Why phone data quality matters now
Bad phone data quietly drains budgets long before anyone notices it on a dashboard. A phone number validation service sits at the front of every messaging workflow and filters out invalid or inactive mobiles before alerts and one-time passwords are sent. Without that filter, retail and logistics teams pay for SMS that never arrives, and two-factor flows break for legitimate customers.
The scale is significant. Data Axle estimates phone data decays at roughly 18% each year, and Landbase research shows 42.9% of business contacts experience a phone number change within twelve months. Retail acquisition costs are climbing in parallel, with paid retail CAC hitting $226.38 in 2024, a 7% year-on-year rise. Every wasted SMS or failed OTP is now measurably more expensive than it was two years ago.
What a phone number validation service actually does
Validation is a layered check, and the layers matter because each one answers a different operational question. At the surface, syntax and country-code checks confirm a number conforms to the E.164 international standard published by the International Telecommunication Union, which caps numbers at 15 digits and prefixes a country code. That step alone catches typos and wrong-country submissions on signup forms.

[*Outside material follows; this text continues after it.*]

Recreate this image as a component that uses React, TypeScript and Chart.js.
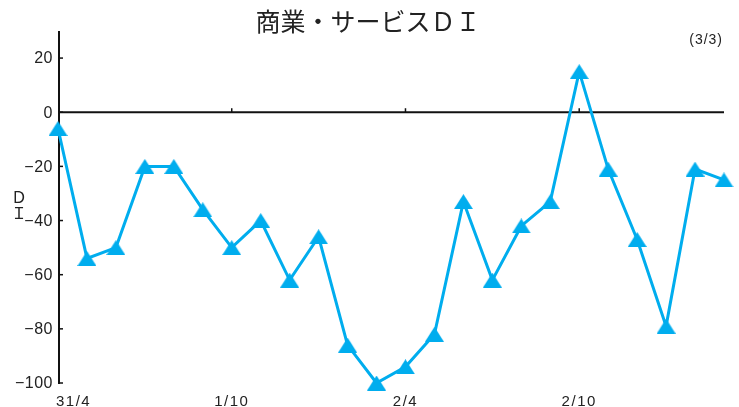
import React, { useEffect, useRef } from 'react';
import { Chart, registerables } from 'chart.js';

Chart.register(...registerables);

// Months: 平成31年4月 … 令和3年3月
const categories = [
  '31/4', '1/5', '1/6', '1/7', '1/8', '1/9', '1/10', '1/11', '1/12',
  '2/1', '2/2', '2/3', '2/4', '2/5', '2/6', '2/7', '2/8', '2/9', '2/10', '2/11', '2/12',
  '3/1', '3/2', '3/3',
];
const diValues = [
  -6, -54, -50, -20, -20, -36, -50, -40, -62, -46, -86, -100,
  -94, -82, -33, -62, -42, -33, 15, -21, -47, -79, -21, -25,
];
const xTickLabels = ['31/4', '1/10', '2/4', '2/10'];
const yTicks = [20, 0, -20, -40, -60, -80, -100];
const titleText = '商業・サービスＤＩ';
const cornerText = '(3/3)';
const yTitle = ['Ｄ', 'Ｉ'];

const LINE = '#00ADEE';
const JP = '"Noto Sans CJK JP", "Noto Sans", sans-serif';
const NUM = '"Liberation Sans", Arial, sans-serif';

const decor = {
  id: 'decor',
  beforeDatasetsDraw(chart: any) {
    const { ctx, chartArea: a, scales } = chart;
    const x = scales.x;
    const y = scales.y;
    ctx.save();
    ctx.strokeStyle = '#111';
    ctx.lineWidth = 2;
    ctx.beginPath();
    ctx.moveTo(a.left + 1, a.top);
    ctx.lineTo(a.left + 1, a.bottom + 1);
    ctx.stroke();
    ctx.lineWidth = 1.5;
    yTicks.forEach((v) => {
      const py = y.getPixelForValue(v);
      ctx.beginPath();
      ctx.moveTo(a.left, py);
      ctx.lineTo(a.left + 5, py);
      ctx.stroke();
    });
    const zy = y.getPixelForValue(0);
    ctx.lineWidth = 1.8;
    ctx.beginPath();
    ctx.moveTo(a.left, zy);
    ctx.lineTo(a.right, zy);
    ctx.stroke();
    ctx.lineWidth = 1.5;
    xTickLabels.forEach((lab, i) => {
      if (i === 0) return;
      const px = x.getPixelForValue(categories.indexOf(lab));
      ctx.beginPath();
      ctx.moveTo(px, zy);
      ctx.lineTo(px, zy - 4);
      ctx.stroke();
    });
    ctx.restore();
  },
  afterDraw(chart: any) {
    const { ctx, scales } = chart;
    const x = scales.x;
    const y = scales.y;
    ctx.save();
    ctx.fillStyle = '#222';
    ctx.font = `25px ${JP}`;
    ctx.textAlign = 'center';
    ctx.textBaseline = 'middle';
    ctx.fillText(titleText, 368, 21);
    ctx.font = `14px ${NUM}`;
    (ctx as any).letterSpacing = '1px';
    ctx.textAlign = 'right';
    ctx.fillText(cornerText, 723, 40);
    ctx.font = `16px ${NUM}`;
    (ctx as any).letterSpacing = '0.5px';
    ctx.textAlign = 'right';
    ctx.textBaseline = 'middle';
    yTicks.forEach((v) => {
      const py = y.getPixelForValue(v);
      ctx.fillText(String(v).replace('-', '−'), 53, py + 1);
    });
    (ctx as any).letterSpacing = '0px';
    ctx.font = `16px ${JP}`;
    ctx.textAlign = 'center';
    ctx.fillText(yTitle[0], 19, 197);
    ctx.fillText(yTitle[1], 19, 213);
    ctx.font = `15px ${NUM}`;
    (ctx as any).letterSpacing = '1.5px';
    ctx.textBaseline = 'alphabetic';
    xTickLabels.forEach((lab, i) => {
      const px = x.getPixelForValue(categories.indexOf(lab));
      ctx.textAlign = i === 0 ? 'left' : 'center';
      ctx.fillText(lab, i === 0 ? px - 2 : px, 406);
    });
    ctx.restore();
  },
};

export default function App() {
  const ref = useRef<HTMLCanvasElement | null>(null);
  useEffect(() => {
    if (!ref.current) return;
    const tri = document.createElement('canvas');
    tri.width = 19;
    tri.height = 15;
    const tctx = tri.getContext('2d')!;
    tctx.fillStyle = LINE;
    tctx.beginPath();
    tctx.moveTo(0, 15);
    tctx.lineTo(9.5, 0);
    tctx.lineTo(19, 15);
    tctx.closePath();
    tctx.fill();

    const chart = new Chart(ref.current, {
      type: 'line',
      data: {
        labels: categories,
        datasets: [
          {
            data: diValues,
            borderColor: LINE,
            backgroundColor: LINE,
            borderWidth: 3,
            pointStyle: tri as any,
            pointRadius: 9,
            pointBackgroundColor: LINE,
            pointBorderColor: LINE,
            pointBorderWidth: 0,
            tension: 0,
            clip: false as any,
          },
        ],
      },
      options: {
        responsive: false,
        animation: false,
        devicePixelRatio: 1,
        layout: { padding: { left: 58, right: 15, top: 31, bottom: 24 } },
        plugins: { legend: { display: false }, tooltip: { enabled: false }, title: { display: false } },
        scales: {
          x: { type: 'category', display: false, offset: false },
          y: { type: 'linear', display: false, min: -100, max: 30 },
        },
      },
      plugins: [decor],
    });
    return () => chart.destroy();
  }, []);
  return (
    <div style={{ position: 'fixed', left: 0, top: 0, width: 739, height: 407, background: '#fff' }}>
      <canvas ref={ref} width={739} height={407} />
    </div>
  );
}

Deeper checks then ask whether the number is genuinely live. A Home Location Register (HLR) lookup queries the mobile operator's subscriber database in real time and returns whether the SIM is active, which network currently serves it, and roaming status. As Tata Communications explains, this is what separates a formatted number from a reachable one. A Mobile Number Portability (MNP) check adds the next layer because it identifies where a number has been ported so SMS routes to the correct operator.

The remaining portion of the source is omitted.